I remember a year ago, I was talking to a friend who happened to be a Christian, and I told him, you know, I just feel far from God. And he looked at me and asked, are you putting in the time to pray or read about Him or do a quiet time? And in embarrassment I had to admit that I did not really. I come to Him at times of need, like Alladin rubbing his genie lamp. I read relevant books to help me reorganize my spiritual life, but those books are not useful just to be read by itself. They have to be treated like cookbooks, filled with direction, and will only be fruitful when I actually and finally get into the kitchen and... cook. In relation to that, I once read about a person's encounter with Mother Teresa. At the meeting, he explained to Mother Teresa how he was in a complicated situation and he did not know how to get out of it or how to handle it. He was hoping that he would get enlightened by the suggestions from this little saintly woman with wrinkles of wisdom. So at the end of his lengthy story, he asked, "What should I do?" Mother Theresa only said a sentence to him: Pray an hour a day, and you will be fine. In other words, we should just implement what is said to be the "Philosophy of Showering". You don't think about how, you don't consult on the methodology, you don't try to find the Hebrew word for "shower", you don't ponder about warm or cold water, or calculate the angle of water drops, or think about how you would feel after the shower. All you know is that there's water and you bathe. The more you wait, the more you stink. The more you stink, the more depressed you get.
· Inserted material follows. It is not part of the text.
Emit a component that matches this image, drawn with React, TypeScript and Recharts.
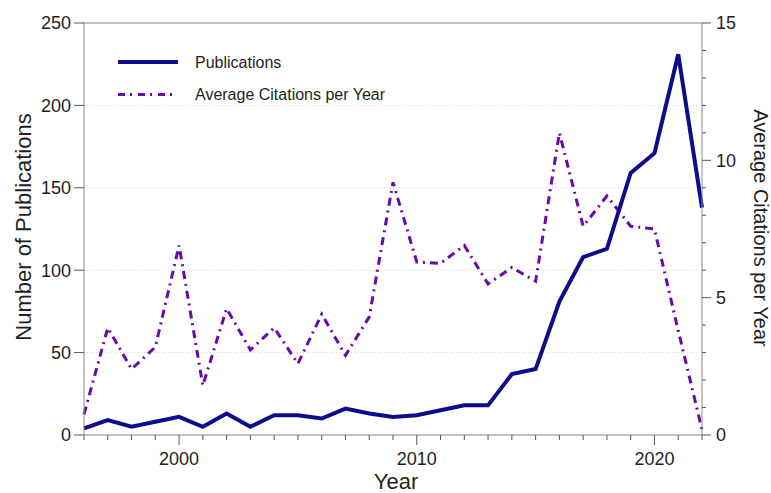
import React from 'react';
import { LineChart, Line, XAxis, YAxis, CartesianGrid, ReferenceLine, Legend, Label } from 'recharts';

const years = [
  1996, 1997, 1998, 1999, 2000, 2001, 2002, 2003, 2004, 2005, 2006, 2007, 2008, 2009,
  2010, 2011, 2012, 2013, 2014, 2015, 2016, 2017, 2018, 2019, 2020, 2021, 2022,
];
const publications = [
  4, 9, 5, 8, 11, 5, 13, 5, 12, 12, 10, 16, 13, 11,
  12, 15, 18, 18, 37, 40, 81, 108, 113, 159, 171, 231, 138,
];
const avgCitations = [
  0.75, 3.9, 2.4, 3.2, 6.9, 1.8, 4.6, 3.1, 3.9, 2.6, 4.4, 2.9, 4.3, 9.2,
  6.3, 6.25, 6.9, 5.5, 6.1, 5.6, 11.0, 7.6, 8.7, 7.6, 7.5, 3.8, 0.2,
];

const leftTicks = [0, 50, 100, 150, 200, 250];
const rightTicks = [0, 1, 2, 3, 4, 5, 6, 7, 8, 9, 10, 11, 12, 13, 14, 15];
const rightLabels = [0, 5, 10, 15];
const xLabels = [2000, 2010, 2020];

const seriesNames = { pubs: 'Publications', cites: 'Average Citations per Year' };

const data = years.map((year, i) => ({
  year,
  pubs: publications[i],
  cites: avgCitations[i],
}));

const FONT = "'Liberation Sans', Arial, Helvetica, sans-serif";
const TEXT = '#231f20';
const AXIS = '#8a8a8a';
const TICK = '#555555';
const NAVY = '#0c0c8c';
const PURPLE = '#6a08b0';
const DASH = '8 5 2 5';

const XTick = (props: any) => {
  const { x, y, payload } = props;
  const v = payload.value;
  const major = xLabels.includes(v);
  return (
    <g>
      <line x1={x} x2={x} y1={y} y2={y + (major ? 10 : 5)} stroke={TICK} strokeWidth={1} />
      {major && (
        <text x={x} y={y + 30} textAnchor="middle" fontSize={18} fontFamily={FONT} fill={TEXT}>
          {v}
        </text>
      )}
    </g>
  );
};

const LeftTick = (props: any) => {
  const { x, y, payload } = props;
  return (
    <g>
      <line x1={x - 10} x2={x} y1={y} y2={y} stroke={TICK} strokeWidth={1} />
      <text x={x - 13} y={y} dy="0.36em" textAnchor="end" fontSize={18} fontFamily={FONT} fill={TEXT}>
        {payload.value}
      </text>
    </g>
  );
};

const RightTick = (props: any) => {
  const { x, y, payload } = props;
  const v = payload.value;
  const major = rightLabels.includes(v);
  return (
    <g>
      <line x1={x} x2={x + (major ? 9 : 4)} y1={y} y2={y} stroke={TICK} strokeWidth={1} />
      {major && (
        <text x={x + 14} y={y} dy="0.36em" textAnchor="start" fontSize={18} fontFamily={FONT} fill={TEXT}>
          {v}
        </text>
      )}
    </g>
  );
};

const LegendBox = (props: any) => {
  const { payload } = props;
  const items = (payload || []).filter((p: any) => p.dataKey === 'pubs' || p.dataKey === 'cites');
  const order = ['pubs', 'cites'];
  items.sort((a: any, b: any) => order.indexOf(a.dataKey) - order.indexOf(b.dataKey));
  return (
    <svg width={300} height={60} style={{ display: 'block' }}>
      {items.map((item: any, i: number) => {
        const cy = 10 + i * 32.5;
        const isPubs = item.dataKey === 'pubs';
        return (
          <g key={item.dataKey}>
            <line
              x1={0}
              x2={60}
              y1={cy}
              y2={cy}
              stroke={item.color}
              strokeWidth={isPubs ? 4 : 3}
              strokeDasharray={isPubs ? undefined : '7 5 2 6'}
            />
            <text x={77} y={cy} dy="0.36em" fontSize={16} fontFamily={FONT} fill={TEXT}>
              {item.value}
            </text>
          </g>
        );
      })}
    </svg>
  );
};

export default function App() {
  return (
    <div style={{ position: 'absolute', left: 0, top: 0, width: 771, height: 493, background: '#fff' }}>
      <LineChart width={771} height={493} data={data} margin={{ top: 23, right: 0, bottom: 0, left: 0 }}>
        <CartesianGrid yAxisId="left" vertical={false} stroke="#d4d4d4" strokeDasharray="1 2" />
        <XAxis
          dataKey="year"
          type="number"
          domain={[1996, 2022]}
          ticks={years}
          interval={0}
          height={58}
          tickSize={0}
          tickMargin={0}
          tickLine={false}
          axisLine={{ stroke: AXIS }}
          tick={<XTick />}
        >
          <Label
            content={(p: any) => {
              const vb = p.viewBox;
              return (
                <text x={vb.x + vb.width / 2 + 3} y={vb.y + 54} textAnchor="middle" fontSize={22} fontFamily={FONT} fill={TEXT}>
                  Year
                </text>
              );
            }}
          />
        </XAxis>
        <YAxis
          yAxisId="left"
          orientation="left"
          width={84}
          domain={[0, 250]}
          ticks={leftTicks}
          interval={0}
          tickSize={0}
          tickMargin={0}
          tickLine={false}
          axisLine={{ stroke: AXIS }}
          tick={<LeftTick />}
        >
          <Label
            content={(p: any) => {
              const vb = p.viewBox;
              const cx = vb.x + 23;
              const cy = vb.y + vb.height / 2 - 2;
              return (
                <text x={cx} y={cy} transform={`rotate(-90 ${cx} ${cy})`} dy="0.36em" textAnchor="middle" fontSize={22} fontFamily={FONT} fill={TEXT}>
                  Number of Publications
                </text>
              );
            }}
          />
        </YAxis>
        <YAxis
          yAxisId="right"
          orientation="right"
          width={69}
          domain={[0, 15]}
          ticks={rightTicks}
          interval={0}
          tickSize={0}
          tickMargin={0}
          tickLine={false}
          axisLine={{ stroke: AXIS }}
          tick={<RightTick />}
        >
          <Label
            content={(p: any) => {
              const vb = p.viewBox;
              const cx = vb.x + 59;
              const cy = vb.y + vb.height / 2 - 1;
              return (
                <text x={cx} y={cy} transform={`rotate(90 ${cx} ${cy})`} dy="0.36em" textAnchor="middle" fontSize={20} fontFamily={FONT} fill={TEXT}>
                  Average Citations per Year
                </text>
              );
            }}
          />
        </YAxis>
        <ReferenceLine yAxisId="left" y={250} stroke={AXIS} strokeWidth={1} />
        <Legend
          layout="vertical"
          verticalAlign="middle"
          align="center"
          content={<LegendBox />}
          wrapperStyle={{ left: 118, top: 52, width: 300, height: 60 }}
        />
        <Line
          yAxisId="right"
          dataKey="cites"
          name={seriesNames.cites}
          type="linear"
          stroke={PURPLE}
          strokeWidth={3}
          strokeDasharray={DASH}
          dot={false}
          activeDot={false}
          isAnimationActive={false}
        />
        <Line
          yAxisId="left"
          dataKey="pubs"
          name={seriesNames.pubs}
          type="linear"
          stroke={NAVY}
          strokeWidth={4}
          dot={false}
          activeDot={false}
          isAnimationActive={false}
        />
      </LineChart>
    </div>
  );
}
So, I think about that and I think about how promises work. Let's say you get married and in front of God, the pastor and all loved ones, you say: "I promise to be true to you in good times and in bad, in sickness and in health. I will love you and honor you all the days of my life". As you say that, you truthfully know that it is just NOT possible, right? "To be true to you" means you do not lie or hold grudge, and "to love and honor you" means you will not be disrespectful or hide anything or do any sin to you spouse. "All the days of my life"...... we all should have cold feet before going to the altar. Impossible, but we say it anyway. Or when you decide to have a child. Conscious or not, we make a promise of raising him/her, providing shelter, education, moral support, and all that. You enter the labor room at 26 years old and come out with a baby. Do you know that you can actually fulfill all those things? Not really, but we have children anyways. The point is, I think, that's just how human promises work. It does not mean that we will perfectly abide and deliver that promises that we state, but we give our commitment to come back to them every time we falter. If I slipped and left my spouse in sickness, I will come back the next day and try again. If my son ended up doing drugs, well, I'm not sure what to do, but perhaps work more to improve my parenting? It works differently from they way God promises us things, where they definitely will happen. When we promise, I don't think it is in our power and nature to ensure it will always be fulfilled, but we are committed towards what we say. That, we can do.

Having thought all that, I feel better facing this Lent. And it's probably not good either to be so afraid of failing that I would not even promise at all. That's like failing before I even start. So, back to the ultimate question: what am I giving up this season? Hmm... good question... I am promising (still feels the shudders using this word) to be discipline. Very vague, I know. But for starters, that means:

1. Not pressing the snooze button in the morning.
2. Refraining from facebook.

Through my journey with that I will add more based on the success rate. And I realize that it will not be a personal achievement when in the end I am able to control myself, because ultimately the beautiful achievement is only when I am closer to God and celebrate Easter with all my heart.

Alrighty, gotta go get my ashes and go shower after that!

To all who are celebrating, happy Ash Wednesday. Through successes and failures, we pray for each other and we lean on Him.